● **Source excerpt**

########

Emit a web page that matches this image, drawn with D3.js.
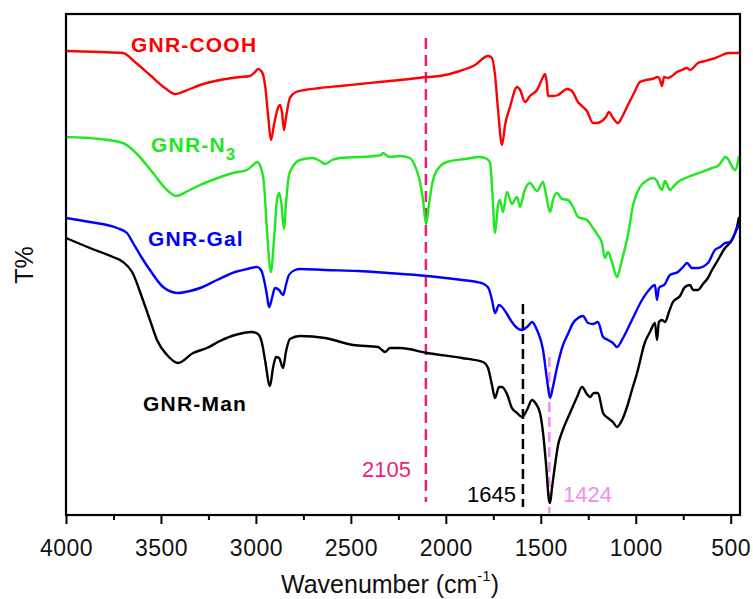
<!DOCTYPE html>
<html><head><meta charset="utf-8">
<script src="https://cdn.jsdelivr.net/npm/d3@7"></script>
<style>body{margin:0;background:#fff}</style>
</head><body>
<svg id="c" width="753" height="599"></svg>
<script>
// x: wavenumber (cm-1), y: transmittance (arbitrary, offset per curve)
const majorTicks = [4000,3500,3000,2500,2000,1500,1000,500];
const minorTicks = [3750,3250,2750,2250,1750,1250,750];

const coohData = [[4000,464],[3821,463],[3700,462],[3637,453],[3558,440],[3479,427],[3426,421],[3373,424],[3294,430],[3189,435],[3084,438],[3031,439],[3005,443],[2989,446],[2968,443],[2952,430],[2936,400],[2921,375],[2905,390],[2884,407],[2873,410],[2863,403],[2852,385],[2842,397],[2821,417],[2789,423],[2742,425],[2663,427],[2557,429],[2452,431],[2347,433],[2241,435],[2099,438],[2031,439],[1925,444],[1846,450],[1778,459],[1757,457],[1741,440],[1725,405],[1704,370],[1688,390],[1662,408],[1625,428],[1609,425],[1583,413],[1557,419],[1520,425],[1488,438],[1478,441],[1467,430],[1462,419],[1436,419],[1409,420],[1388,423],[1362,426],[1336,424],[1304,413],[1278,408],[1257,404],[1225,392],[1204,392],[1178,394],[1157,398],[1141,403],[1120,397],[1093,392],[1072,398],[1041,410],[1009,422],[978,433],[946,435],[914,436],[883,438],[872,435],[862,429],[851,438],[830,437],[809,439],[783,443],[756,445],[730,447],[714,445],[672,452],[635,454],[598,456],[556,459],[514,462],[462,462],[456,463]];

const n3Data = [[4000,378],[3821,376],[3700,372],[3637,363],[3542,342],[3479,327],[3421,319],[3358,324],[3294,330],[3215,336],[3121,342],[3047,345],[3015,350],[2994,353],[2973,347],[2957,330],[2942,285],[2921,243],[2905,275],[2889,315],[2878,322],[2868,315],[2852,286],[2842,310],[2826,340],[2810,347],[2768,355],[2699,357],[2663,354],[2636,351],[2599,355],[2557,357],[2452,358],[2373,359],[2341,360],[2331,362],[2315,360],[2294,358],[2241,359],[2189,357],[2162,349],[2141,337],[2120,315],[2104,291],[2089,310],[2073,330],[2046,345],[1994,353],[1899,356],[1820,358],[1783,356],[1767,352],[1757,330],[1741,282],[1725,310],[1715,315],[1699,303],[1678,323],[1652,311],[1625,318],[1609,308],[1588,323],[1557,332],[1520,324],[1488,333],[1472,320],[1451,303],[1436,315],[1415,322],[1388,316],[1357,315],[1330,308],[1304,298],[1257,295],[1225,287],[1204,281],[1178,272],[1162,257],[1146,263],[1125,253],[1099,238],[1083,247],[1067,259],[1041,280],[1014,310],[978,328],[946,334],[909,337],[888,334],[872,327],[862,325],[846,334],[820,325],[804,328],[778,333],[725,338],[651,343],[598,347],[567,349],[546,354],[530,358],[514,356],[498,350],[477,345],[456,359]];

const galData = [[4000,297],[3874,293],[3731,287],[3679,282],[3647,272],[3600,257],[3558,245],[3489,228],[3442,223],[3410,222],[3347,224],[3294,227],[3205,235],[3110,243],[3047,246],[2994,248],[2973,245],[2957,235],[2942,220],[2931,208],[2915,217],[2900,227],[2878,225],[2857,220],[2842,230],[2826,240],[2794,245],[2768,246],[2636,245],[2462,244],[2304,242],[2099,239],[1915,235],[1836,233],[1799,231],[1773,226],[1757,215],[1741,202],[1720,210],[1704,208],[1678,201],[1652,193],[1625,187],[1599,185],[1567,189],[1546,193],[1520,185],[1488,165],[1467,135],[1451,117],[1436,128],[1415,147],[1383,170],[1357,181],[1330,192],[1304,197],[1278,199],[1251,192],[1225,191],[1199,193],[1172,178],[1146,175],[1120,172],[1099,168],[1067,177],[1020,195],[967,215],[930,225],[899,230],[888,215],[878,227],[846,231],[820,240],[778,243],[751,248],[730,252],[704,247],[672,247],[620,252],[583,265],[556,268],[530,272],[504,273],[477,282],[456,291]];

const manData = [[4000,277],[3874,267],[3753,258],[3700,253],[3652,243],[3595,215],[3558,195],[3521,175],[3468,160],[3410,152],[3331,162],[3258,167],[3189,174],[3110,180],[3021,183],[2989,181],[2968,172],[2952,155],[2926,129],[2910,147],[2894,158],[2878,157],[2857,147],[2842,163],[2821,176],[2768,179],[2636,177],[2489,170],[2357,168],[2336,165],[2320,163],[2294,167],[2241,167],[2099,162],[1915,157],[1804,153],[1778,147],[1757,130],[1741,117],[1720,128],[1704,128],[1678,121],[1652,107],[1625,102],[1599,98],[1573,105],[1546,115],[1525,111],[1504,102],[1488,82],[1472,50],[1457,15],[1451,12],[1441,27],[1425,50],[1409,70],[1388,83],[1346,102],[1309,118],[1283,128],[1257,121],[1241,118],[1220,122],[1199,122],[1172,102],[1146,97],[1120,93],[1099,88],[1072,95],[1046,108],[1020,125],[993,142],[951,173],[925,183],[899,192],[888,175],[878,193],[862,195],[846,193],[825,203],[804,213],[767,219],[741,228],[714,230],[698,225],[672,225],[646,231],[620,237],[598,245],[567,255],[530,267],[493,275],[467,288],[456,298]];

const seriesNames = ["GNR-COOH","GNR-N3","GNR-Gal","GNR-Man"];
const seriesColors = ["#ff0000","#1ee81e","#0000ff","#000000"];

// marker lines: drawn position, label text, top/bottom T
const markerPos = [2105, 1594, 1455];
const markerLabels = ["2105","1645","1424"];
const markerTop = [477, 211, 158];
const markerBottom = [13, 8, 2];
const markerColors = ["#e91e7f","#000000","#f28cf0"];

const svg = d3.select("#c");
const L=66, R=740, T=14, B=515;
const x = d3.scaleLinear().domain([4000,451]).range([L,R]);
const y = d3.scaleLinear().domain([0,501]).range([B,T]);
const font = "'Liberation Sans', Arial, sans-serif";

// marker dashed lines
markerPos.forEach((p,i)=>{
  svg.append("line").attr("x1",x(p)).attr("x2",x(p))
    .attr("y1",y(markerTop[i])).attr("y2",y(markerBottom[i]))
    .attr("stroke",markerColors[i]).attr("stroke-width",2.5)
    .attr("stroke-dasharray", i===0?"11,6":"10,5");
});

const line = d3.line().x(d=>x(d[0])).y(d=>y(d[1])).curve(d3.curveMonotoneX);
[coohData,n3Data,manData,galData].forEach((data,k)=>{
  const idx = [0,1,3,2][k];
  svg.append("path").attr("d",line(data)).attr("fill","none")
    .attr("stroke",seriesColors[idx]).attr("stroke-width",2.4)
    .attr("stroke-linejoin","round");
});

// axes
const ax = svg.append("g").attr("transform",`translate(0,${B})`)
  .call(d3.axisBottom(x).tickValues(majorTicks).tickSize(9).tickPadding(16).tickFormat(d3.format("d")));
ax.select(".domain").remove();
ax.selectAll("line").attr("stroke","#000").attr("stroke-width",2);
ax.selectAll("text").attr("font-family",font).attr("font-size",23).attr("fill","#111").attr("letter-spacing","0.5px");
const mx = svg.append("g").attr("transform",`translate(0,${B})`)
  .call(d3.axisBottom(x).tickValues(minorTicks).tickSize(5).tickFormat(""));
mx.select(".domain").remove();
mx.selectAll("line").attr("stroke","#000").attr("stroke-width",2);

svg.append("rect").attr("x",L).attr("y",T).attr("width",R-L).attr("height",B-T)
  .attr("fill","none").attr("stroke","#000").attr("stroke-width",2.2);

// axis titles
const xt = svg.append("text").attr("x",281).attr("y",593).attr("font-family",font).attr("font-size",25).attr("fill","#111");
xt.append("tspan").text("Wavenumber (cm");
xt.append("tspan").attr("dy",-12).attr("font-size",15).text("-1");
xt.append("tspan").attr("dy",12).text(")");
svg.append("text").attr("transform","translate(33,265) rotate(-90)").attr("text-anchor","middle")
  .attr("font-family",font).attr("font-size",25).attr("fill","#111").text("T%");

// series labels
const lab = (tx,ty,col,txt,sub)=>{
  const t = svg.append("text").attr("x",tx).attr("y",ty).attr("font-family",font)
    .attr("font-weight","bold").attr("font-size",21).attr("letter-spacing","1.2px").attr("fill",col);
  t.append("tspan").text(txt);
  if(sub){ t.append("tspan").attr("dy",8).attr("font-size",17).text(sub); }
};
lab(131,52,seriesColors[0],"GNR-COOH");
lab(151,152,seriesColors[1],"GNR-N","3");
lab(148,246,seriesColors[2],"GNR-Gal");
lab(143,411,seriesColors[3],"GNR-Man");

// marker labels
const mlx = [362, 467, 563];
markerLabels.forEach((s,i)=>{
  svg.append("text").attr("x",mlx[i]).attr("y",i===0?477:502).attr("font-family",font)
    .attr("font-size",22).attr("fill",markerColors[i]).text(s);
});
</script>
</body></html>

########

● **Task requirements**
Copy each line of the data above that holds "drawn".

● **Finished exercise**
Emit a web page that matches this image, drawn with D3.js.
// marker lines: drawn position, label text, top/bottom T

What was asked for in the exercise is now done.